* START *

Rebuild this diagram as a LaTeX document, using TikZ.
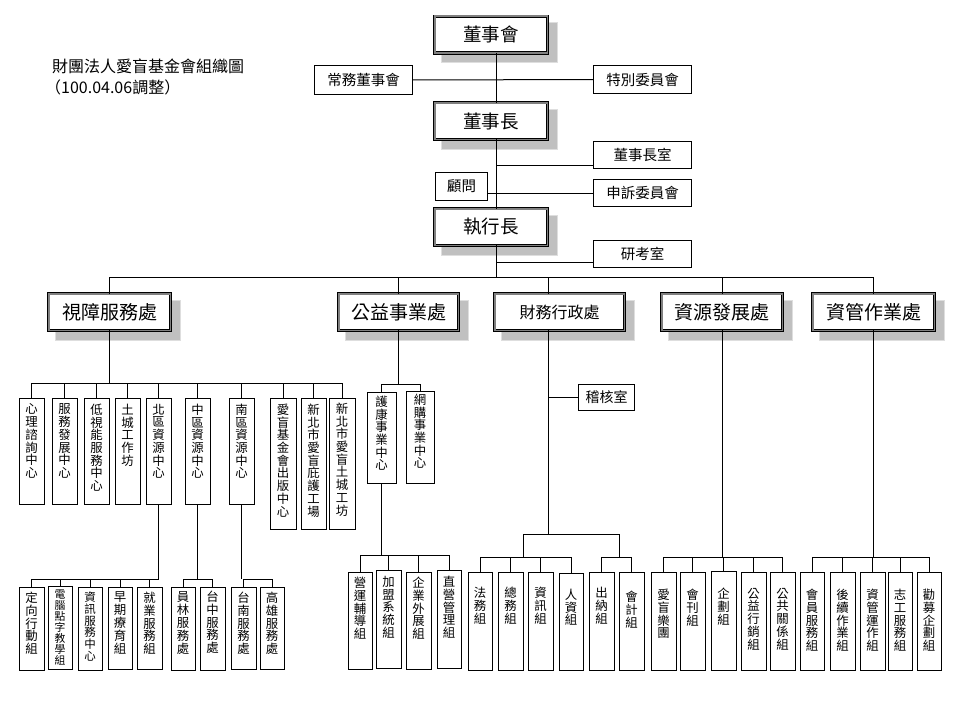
\documentclass[tikz,border=0pt]{standalone}
\usepackage{fontspec}
\setmainfont{Noto Sans CJK TC}
\usetikzlibrary{backgrounds}
\definecolor{shfill}{RGB}{192,192,192}
\definecolor{shedge}{RGB}{222,222,222}
\definecolor{midgray}{RGB}{128,128,128}
\def\vtA#1{\ifx#1\relax\else\hbox{#1}\expandafter\vtA\fi}
% [options], name, left, right, top, bottom, pad, pitch, text
\newcommand\vnode[9][]{%
  \node[vrbox, anchor=north, minimum width={#4-#3}, #1] (#2) at ({(#3+#4)/2},#5)
   {\vbox to \dimexpr #6pt-#5pt\relax{\baselineskip=#8pt\lineskiplimit=-100pt\vskip#7pt\vtA#9\relax\vfill}};}
\newcommand\shadowof[1]{\filldraw[shadowst] ([shift={(6.3,6.3)}]#1.north west) rectangle ([shift={(9.7,9.7)}]#1.south east);}
\tikzset{
  bigbox/.style={draw=black, double=midgray, double distance=1.6pt, line width=0.9pt,
    fill=white, inner sep=0pt, outer sep=0pt, minimum height=36.6pt},
  smbox/.style={draw=black, line width=1pt, fill=white, inner sep=0pt, outer sep=0pt,
    font=\fontsize{14.5}{16}\selectfont},
  vrbox/.style={draw=black, line width=1pt, fill=white, inner sep=0pt, outer sep=0pt,
    font=\fontsize{12.4}{12.7}\selectfont},
  conn/.style={draw=black, line width=1pt},
  shadowst/.style={fill=shfill, draw=shedge, line width=1pt},
}
\begin{document}
\begin{tikzpicture}[x=1pt, y=-1pt]
\useasboundingbox (0,0) rectangle (960,720);

% title
\node[anchor=north west, align=left, inner sep=0pt, font=\fontsize{16}{20.5}\selectfont] (title) at (52,59)
  {財團法人愛盲基金會組織圖\\\hspace*{-7pt}（100.04.06調整）};

% top level
\node[bigbox, minimum width=112.6, font=\fontsize{18.5}{20}\selectfont] (dsh) at (491,34.5) {董事會};
\node[bigbox, minimum width=112.6, font=\fontsize{18.5}{20}\selectfont] (dsz) at (491,121) {董事長};
\node[bigbox, minimum width=112.6, font=\fontsize{18.5}{20}\selectfont] (zxz) at (491,227) {執行長};

\node[smbox, minimum width=98, minimum height=29] (cwdsh) at (363.5,80) {常務董事會};
\node[smbox, minimum width=98, minimum height=28] (tbwy) at (642.5,79.5) {特別委員會};
\node[smbox, minimum width=98, minimum height=27] (dszs) at (642.5,155) {董事長室};
\node[smbox, minimum width=52, minimum height=28] (gw) at (461.5,186.5) {顧問};
\node[smbox, minimum width=98, minimum height=27] (ssw) at (642.5,193) {申訴委員會};
\node[smbox, minimum width=98, minimum height=27] (yks) at (642.5,254) {研考室};

% level 2
\node[bigbox, minimum width=121.6, font=\fontsize{19}{20}\selectfont] (sz) at (109.5,312) {視障服務處};
\node[bigbox, minimum width=119.6, font=\fontsize{19}{20}\selectfont] (gy) at (398.5,312) {公益事業處};
\node[bigbox, minimum width=129.6, font=\fontsize{16}{18}\selectfont] (cw) at (559.5,312) {財務行政處};
\node[bigbox, minimum width=120.6, font=\fontsize{19}{20}\selectfont] (zy) at (722,312) {資源發展處};
\node[bigbox, minimum width=121.6, font=\fontsize{19}{20}\selectfont] (zg) at (873.5,312) {資管作業處};

\node[smbox, minimum width=56, minimum height=26, font=\fontsize{14}{16}\selectfont] (jhs) at (606.5,397.5) {稽核室};

% level 3
\vnode{sz1}{19}{44}{398}{504}{6}{12.7}{心理諮詢中心}
\vnode{sz2}{52}{77}{398}{504}{6}{12.7}{服務發展中心}
\vnode{sz3}{84}{109}{398}{504}{6}{12.7}{低視能服務中心}
\vnode{sz4}{115}{140}{398}{504}{6}{12.7}{土城工作坊}
\vnode{sz5}{146}{171}{398}{504}{6}{12.7}{北區資源中心}
\vnode{sz6}{185}{210}{398}{504}{6}{12.7}{中區資源中心}
\vnode{sz7}{229}{254}{398}{504}{6}{12.7}{南區資源中心}
\vnode{sz8}{270}{296}{398}{529}{6}{12.7}{愛盲基金會出版中心}
\vnode{sz9}{301}{326}{398}{529}{6}{12.7}{新北市愛盲庇護工場}
\vnode{sz10}{329}{355}{398}{529}{5}{12.7}{新北市愛盲土城工坊}

\vnode{g1}{367}{396}{392}{483}{4}{12.7}{護康事業中心}
\vnode{g2}{406}{434}{391}{483}{3}{12.7}{網購事業中心}

% level 4
\vnode{n1}{19}{44}{587}{670}{5}{12.8}{定向行動組}
\vnode[font=\fontsize{10.8}{11}\selectfont]{n2}{48}{72}{586}{669}{4}{11}{電腦點字教學組}
\vnode[font=\fontsize{11.5}{11.7}\selectfont]{n3}{78}{102}{587}{670}{5}{11.7}{資訊服務中心}
\vnode{n4}{108}{132}{587}{669}{5}{12.8}{早期療育組}
\vnode{n5}{137}{162}{587}{669}{5}{12.8}{就業服務組}
\vnode{k1}{171}{195}{587}{670}{5}{12.8}{員林服務處}
\vnode{k2}{200}{225}{587}{670}{4}{12.8}{台中服務處}
\vnode{s1}{231}{256}{587}{669}{5}{12.8}{台南服務處}
\vnode{s2}{260}{284}{587}{669}{5}{12.8}{高雄服務處}

\vnode{gg1}{348}{372}{572}{669}{5}{12.8}{營運輔導組}
\vnode{gg2}{376}{401}{570}{668}{6}{12.8}{加盟系統組}
\vnode{gg3}{406}{431}{572}{669}{5}{12.8}{企業外展組}
\vnode{gg4}{437}{461}{570}{668}{6}{12.8}{直營管理組}

\vnode{c1}{468}{492}{572}{670}{15}{12.8}{法務組}
\vnode{c2}{498}{523}{572}{670}{15}{12.8}{總務組}
\vnode{c3}{528}{553}{572}{670}{15}{12.8}{資訊組}
\vnode{c4}{559}{583}{573}{670}{16}{12.8}{人資組}
\vnode{c5}{589}{614}{572}{670}{15}{12.8}{出納組}
\vnode{c6}{619}{644}{572}{670}{19}{12.8}{會計組}

\vnode{r1}{651}{676}{572}{670}{17}{12.8}{愛盲樂團}
\vnode{r2}{680}{705}{572}{670}{17}{12.8}{會刊組}
\vnode{r3}{711}{736}{571}{670}{17}{12.8}{企劃組}
\vnode{r4}{741}{766}{572}{670}{16}{12.8}{公益行銷組}
\vnode{r5}{770}{795}{572}{670}{16}{12.8}{公共關係組}

\vnode{m1}{800}{824}{572}{670}{17}{12.8}{會員服務組}
\vnode{m2}{830}{855}{572}{670}{17}{12.8}{後續作業組}
\vnode{m3}{860}{885}{572}{670}{17}{12.8}{資管運作組}
\vnode{m4}{888}{912}{572}{670}{17}{12.8}{志工服務組}
\vnode{m5}{917}{941}{572}{670}{17}{12.8}{勸募企劃組}

% shadows
\begin{scope}[on background layer]
\foreach \n in {dsh,dsz,zxz,sz,gy,cw,zy,zg} {\shadowof{\n}}
\end{scope}

% coordinates
\coordinate (t1) at (496,165);
\coordinate (t2) at (496,262);
\coordinate (mb) at (496,277);
\coordinate (b1) at (0,383);
\coordinate (b2) at (0,579);
\coordinate (b3) at (0,384);
\coordinate (b4) at (0,555);
\coordinate (b5) at (0,557);
\coordinate (f0) at (548,534);
\coordinate (fl) at (523,534);
\coordinate (fr) at (619,534);

% top connectors
\draw[conn] ([xshift=5]dsh.south) -- ([xshift=5]dsz.north);
\draw[conn] ([xshift=5]dsz.south) -- ([xshift=5]zxz.north);
\draw[conn] ([xshift=5]zxz.south) -- (mb);
\draw[conn] (cwdsh.east) -- (tbwy.west);
\draw[conn] (t1) -- (t1 -| dszs.west);
\draw[conn] (ssw.west -| gw.east) -- (ssw.west);
\draw[conn] (t2) -- (t2 -| yks.west);

% main bus
\draw[conn] (sz.north |- mb) -- (zg.north |- mb);
\foreach \n in {sz,gy,zy,zg} {\draw[conn] (\n.north) -- (\n.north |- mb);}
\draw[conn] ([xshift=-11.5]cw.north) -- ([xshift=-11.5]cw.north |- mb);

% visually impaired services
\draw[conn] (sz.south) -- (sz.south |- b1);
\draw[conn] (sz1.north |- b1) -- (sz10.north |- b1);
\foreach \n in {sz1,sz2,sz3,sz4,sz5,sz6,sz7,sz8,sz9,sz10} {\draw[conn] (\n.north) -- (\n.north |- b1);}

\draw[conn] (sz5.south) -- (sz5.south |- b2);
\draw[conn] (n1.north |- b2) -- (sz5.south |- b2);
\foreach \n in {n1,n2,n3,n4,n5} {\draw[conn] (\n.north) -- (\n.north |- b2);}
\draw[conn] (sz6.south) -- (sz6.south |- b2);
\draw[conn] (k1.north |- b2) -- (k2.north |- b2);
\foreach \n in {k1,k2} {\draw[conn] (\n.north) -- (\n.north |- b2);}
\draw[conn] (sz7.south) -- (sz7.south |- b2);
\draw[conn] (s1.north |- b2) -- (s2.north |- b2);
\foreach \n in {s1,s2} {\draw[conn] (\n.north) -- (\n.north |- b2);}

% public welfare
\draw[conn] (gy.south) -- (gy.south |- b3);
\draw[conn] (g1.north |- b3) -- (g2.north |- b3);
\foreach \n in {g1,g2} {\draw[conn] (\n.north) -- (\n.north |- b3);}
\draw[conn] (g1.south) -- (g1.south |- b4);
\draw[conn] (gg1.north |- b4) -- (gg4.north |- b4);
\foreach \n in {gg1,gg2,gg3,gg4} {\draw[conn] (\n.north) -- (\n.north |- b4);}

% finance
\draw[conn] ([xshift=-11.5]cw.south) -- (f0);
\draw[conn] (f0 |- jhs.west) -- (jhs.west);
\draw[conn] (fl) -- (fr);
\draw[conn] (fl) -- (fl |- b5);
\draw[conn] (fr) -- (fr |- b5);
\draw[conn] (c1.north |- b5) -- (c4.north |- b5);
\draw[conn] (c5.north |- b5) -- (c6.north |- b5);
\foreach \n in {c1,c2,c3,c4,c5,c6} {\draw[conn] (\n.north) -- (\n.north |- b5);}

% resource development
\draw[conn] (zy.south) -- (zy.south |- b5);
\draw[conn] (r1.north |- b5) -- (r5.north |- b5);
\foreach \n in {r1,r2,r3,r4,r5} {\draw[conn] (\n.north) -- (\n.north |- b5);}

% IT operations
\draw[conn] (zg.south) -- (zg.south |- b5);
\draw[conn] (m1.north |- b5) -- (m5.north |- b5);
\foreach \n in {m1,m2,m3,m4,m5} {\draw[conn] (\n.north) -- (\n.north |- b5);}
\end{tikzpicture}
\end{document}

* END *

Aim of the task -> Repeat, exactly and in full, each line from the start of the data to the line that contains "(zxz) at (491,227)". Pictures do not go in.

Expected answer ->
Rebuild this diagram as a LaTeX document, using TikZ.
\documentclass[tikz,border=0pt]{standalone}
\usepackage{fontspec}
\setmainfont{Noto Sans CJK TC}
\usetikzlibrary{backgrounds}
\definecolor{shfill}{RGB}{192,192,192}
\definecolor{shedge}{RGB}{222,222,222}
\definecolor{midgray}{RGB}{128,128,128}
\def\vtA#1{\ifx#1\relax\else\hbox{#1}\expandafter\vtA\fi}
% [options], name, left, right, top, bottom, pad, pitch, text
\newcommand\vnode[9][]{%
  \node[vrbox, anchor=north, minimum width={#4-#3}, #1] (#2) at ({(#3+#4)/2},#5)
   {\vbox to \dimexpr #6pt-#5pt\relax{\baselineskip=#8pt\lineskiplimit=-100pt\vskip#7pt\vtA#9\relax\vfill}};}
\newcommand\shadowof[1]{\filldraw[shadowst] ([shift={(6.3,6.3)}]#1.north west) rectangle ([shift={(9.7,9.7)}]#1.south east);}
\tikzset{
  bigbox/.style={draw=black, double=midgray, double distance=1.6pt, line width=0.9pt,
    fill=white, inner sep=0pt, outer sep=0pt, minimum height=36.6pt},
  smbox/.style={draw=black, line width=1pt, fill=white, inner sep=0pt, outer sep=0pt,
    font=\fontsize{14.5}{16}\selectfont},
  vrbox/.style={draw=black, line width=1pt, fill=white, inner sep=0pt, outer sep=0pt,
    font=\fontsize{12.4}{12.7}\selectfont},
  conn/.style={draw=black, line width=1pt},
  shadowst/.style={fill=shfill, draw=shedge, line width=1pt},
}
\begin{document}
\begin{tikzpicture}[x=1pt, y=-1pt]
\useasboundingbox (0,0) rectangle (960,720);

% title
\node[anchor=north west, align=left, inner sep=0pt, font=\fontsize{16}{20.5}\selectfont] (title) at (52,59)
  {財團法人愛盲基金會組織圖\\\hspace*{-7pt}（100.04.06調整）};

% top level
\node[bigbox, minimum width=112.6, font=\fontsize{18.5}{20}\selectfont] (dsh) at (491,34.5) {董事會};
\node[bigbox, minimum width=112.6, font=\fontsize{18.5}{20}\selectfont] (dsz) at (491,121) {董事長};
\node[bigbox, minimum width=112.6, font=\fontsize{18.5}{20}\selectfont] (zxz) at (491,227) {執行長};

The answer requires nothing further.